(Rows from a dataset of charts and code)
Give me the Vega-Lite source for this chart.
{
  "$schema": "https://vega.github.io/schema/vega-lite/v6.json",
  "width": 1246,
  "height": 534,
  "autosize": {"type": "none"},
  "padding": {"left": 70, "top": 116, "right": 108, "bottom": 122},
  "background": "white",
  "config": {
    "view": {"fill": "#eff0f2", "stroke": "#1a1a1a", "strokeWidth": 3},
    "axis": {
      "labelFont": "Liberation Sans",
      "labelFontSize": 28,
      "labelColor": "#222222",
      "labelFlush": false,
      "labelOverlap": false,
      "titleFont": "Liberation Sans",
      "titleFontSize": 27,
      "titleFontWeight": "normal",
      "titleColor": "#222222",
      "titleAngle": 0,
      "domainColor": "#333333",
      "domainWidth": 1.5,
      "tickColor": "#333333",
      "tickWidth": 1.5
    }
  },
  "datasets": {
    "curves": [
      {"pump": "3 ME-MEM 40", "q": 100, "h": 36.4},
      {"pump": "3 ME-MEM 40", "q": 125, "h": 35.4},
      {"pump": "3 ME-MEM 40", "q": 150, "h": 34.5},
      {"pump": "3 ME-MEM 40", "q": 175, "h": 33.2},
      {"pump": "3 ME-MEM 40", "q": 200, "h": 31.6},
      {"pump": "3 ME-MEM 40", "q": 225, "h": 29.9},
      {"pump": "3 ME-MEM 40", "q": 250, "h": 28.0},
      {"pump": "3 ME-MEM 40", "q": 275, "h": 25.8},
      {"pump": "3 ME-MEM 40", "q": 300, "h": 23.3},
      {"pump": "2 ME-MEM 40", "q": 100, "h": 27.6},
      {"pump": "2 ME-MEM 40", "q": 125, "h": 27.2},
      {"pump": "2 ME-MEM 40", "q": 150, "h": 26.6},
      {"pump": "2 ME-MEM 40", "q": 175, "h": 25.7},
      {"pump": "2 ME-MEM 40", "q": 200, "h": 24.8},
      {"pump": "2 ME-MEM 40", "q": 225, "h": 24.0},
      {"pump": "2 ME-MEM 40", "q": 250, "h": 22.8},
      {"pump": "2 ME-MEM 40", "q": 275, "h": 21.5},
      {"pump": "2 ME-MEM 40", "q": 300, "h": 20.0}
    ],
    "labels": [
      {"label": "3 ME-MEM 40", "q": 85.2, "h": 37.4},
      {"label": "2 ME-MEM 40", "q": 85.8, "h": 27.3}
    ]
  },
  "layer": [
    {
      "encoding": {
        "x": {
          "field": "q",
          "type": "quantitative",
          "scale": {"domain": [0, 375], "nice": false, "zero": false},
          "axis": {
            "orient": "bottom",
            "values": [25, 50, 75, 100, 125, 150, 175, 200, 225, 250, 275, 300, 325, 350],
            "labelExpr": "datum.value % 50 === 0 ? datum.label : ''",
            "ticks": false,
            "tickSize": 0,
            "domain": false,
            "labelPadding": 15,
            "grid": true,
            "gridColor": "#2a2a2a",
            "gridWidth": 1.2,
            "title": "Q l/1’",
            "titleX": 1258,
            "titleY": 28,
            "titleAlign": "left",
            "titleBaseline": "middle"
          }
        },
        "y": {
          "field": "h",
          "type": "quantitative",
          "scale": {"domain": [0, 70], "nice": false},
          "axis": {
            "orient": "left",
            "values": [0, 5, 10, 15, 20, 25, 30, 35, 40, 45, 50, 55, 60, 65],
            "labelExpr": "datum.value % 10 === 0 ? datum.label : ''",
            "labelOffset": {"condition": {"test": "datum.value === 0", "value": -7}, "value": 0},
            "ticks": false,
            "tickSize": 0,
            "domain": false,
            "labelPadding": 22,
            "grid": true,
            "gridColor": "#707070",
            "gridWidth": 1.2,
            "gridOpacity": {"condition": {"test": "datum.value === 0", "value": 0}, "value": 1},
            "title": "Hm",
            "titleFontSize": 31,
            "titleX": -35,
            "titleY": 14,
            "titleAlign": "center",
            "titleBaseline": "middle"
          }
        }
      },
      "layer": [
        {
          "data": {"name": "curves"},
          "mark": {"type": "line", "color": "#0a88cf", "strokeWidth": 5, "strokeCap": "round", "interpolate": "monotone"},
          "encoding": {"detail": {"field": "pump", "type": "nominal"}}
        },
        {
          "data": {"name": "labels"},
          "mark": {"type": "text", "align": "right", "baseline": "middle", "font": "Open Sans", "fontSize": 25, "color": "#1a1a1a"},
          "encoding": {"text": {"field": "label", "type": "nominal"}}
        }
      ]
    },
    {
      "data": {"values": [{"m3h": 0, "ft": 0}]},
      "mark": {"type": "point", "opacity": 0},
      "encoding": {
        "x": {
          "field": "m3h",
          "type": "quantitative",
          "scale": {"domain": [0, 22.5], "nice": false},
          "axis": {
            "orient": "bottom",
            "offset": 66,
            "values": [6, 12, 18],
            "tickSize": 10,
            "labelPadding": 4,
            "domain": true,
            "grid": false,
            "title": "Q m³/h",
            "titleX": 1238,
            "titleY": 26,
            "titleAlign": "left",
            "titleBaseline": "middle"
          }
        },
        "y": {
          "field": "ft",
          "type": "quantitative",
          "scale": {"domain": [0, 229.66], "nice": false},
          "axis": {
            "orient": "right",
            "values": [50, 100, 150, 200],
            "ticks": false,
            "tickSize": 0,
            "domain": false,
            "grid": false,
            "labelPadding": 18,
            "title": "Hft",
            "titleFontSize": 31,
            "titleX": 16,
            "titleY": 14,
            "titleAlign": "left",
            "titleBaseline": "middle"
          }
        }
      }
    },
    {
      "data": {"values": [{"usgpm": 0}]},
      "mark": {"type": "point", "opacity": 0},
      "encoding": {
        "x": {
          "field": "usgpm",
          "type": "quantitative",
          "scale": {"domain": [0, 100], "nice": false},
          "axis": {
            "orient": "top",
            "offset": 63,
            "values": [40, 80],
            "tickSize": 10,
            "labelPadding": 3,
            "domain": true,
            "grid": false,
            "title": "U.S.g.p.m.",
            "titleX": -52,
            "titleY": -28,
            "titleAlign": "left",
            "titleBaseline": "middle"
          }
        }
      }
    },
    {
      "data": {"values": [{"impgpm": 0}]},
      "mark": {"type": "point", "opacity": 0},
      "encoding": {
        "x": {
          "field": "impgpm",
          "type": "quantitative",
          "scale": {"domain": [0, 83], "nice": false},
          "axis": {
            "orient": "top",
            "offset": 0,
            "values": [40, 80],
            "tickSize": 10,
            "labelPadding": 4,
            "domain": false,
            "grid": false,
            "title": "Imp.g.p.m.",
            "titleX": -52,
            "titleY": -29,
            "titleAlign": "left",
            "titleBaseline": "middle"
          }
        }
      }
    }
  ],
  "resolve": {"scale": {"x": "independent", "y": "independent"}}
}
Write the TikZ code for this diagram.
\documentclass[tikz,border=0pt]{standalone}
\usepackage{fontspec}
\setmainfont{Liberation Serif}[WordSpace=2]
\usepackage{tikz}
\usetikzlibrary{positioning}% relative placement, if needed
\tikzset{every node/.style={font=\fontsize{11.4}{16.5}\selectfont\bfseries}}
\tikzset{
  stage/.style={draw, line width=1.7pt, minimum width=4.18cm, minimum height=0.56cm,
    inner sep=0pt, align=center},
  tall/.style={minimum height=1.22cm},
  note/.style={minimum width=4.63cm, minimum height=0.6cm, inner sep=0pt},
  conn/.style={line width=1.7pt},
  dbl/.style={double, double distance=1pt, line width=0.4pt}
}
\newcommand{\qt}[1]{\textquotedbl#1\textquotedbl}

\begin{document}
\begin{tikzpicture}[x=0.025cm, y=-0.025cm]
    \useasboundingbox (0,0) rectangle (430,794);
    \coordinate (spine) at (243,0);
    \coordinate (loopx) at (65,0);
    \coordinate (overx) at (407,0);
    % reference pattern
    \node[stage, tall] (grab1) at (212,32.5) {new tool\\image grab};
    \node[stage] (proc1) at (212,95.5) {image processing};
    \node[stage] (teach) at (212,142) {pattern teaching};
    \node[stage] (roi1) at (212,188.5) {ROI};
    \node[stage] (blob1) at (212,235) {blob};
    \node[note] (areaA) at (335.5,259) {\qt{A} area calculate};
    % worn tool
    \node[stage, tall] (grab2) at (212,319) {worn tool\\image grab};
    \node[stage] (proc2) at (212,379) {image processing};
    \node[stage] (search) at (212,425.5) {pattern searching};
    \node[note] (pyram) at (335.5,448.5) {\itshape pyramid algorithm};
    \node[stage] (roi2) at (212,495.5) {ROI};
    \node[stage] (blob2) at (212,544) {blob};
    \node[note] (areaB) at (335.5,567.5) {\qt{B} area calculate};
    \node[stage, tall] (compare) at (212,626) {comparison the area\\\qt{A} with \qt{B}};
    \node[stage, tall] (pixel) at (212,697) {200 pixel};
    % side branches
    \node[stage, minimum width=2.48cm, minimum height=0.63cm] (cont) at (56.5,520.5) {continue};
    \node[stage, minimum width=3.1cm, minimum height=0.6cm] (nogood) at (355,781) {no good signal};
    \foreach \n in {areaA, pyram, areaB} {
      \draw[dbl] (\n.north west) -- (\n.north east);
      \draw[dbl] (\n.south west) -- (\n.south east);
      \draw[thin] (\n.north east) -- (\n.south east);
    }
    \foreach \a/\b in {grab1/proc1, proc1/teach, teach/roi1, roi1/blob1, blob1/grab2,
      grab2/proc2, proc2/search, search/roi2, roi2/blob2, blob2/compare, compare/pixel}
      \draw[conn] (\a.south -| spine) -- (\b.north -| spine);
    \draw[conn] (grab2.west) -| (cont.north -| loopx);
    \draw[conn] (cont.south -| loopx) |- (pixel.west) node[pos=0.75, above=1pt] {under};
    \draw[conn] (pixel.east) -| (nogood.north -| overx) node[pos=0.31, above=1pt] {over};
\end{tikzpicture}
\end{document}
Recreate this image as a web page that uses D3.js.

### Written task
Which lines above hold the word "this"? Copy each of them.

### Solution
Give me the Vega-Lite source for this chart.
Write the TikZ code for this diagram.
Recreate this image as a web page that uses D3.js.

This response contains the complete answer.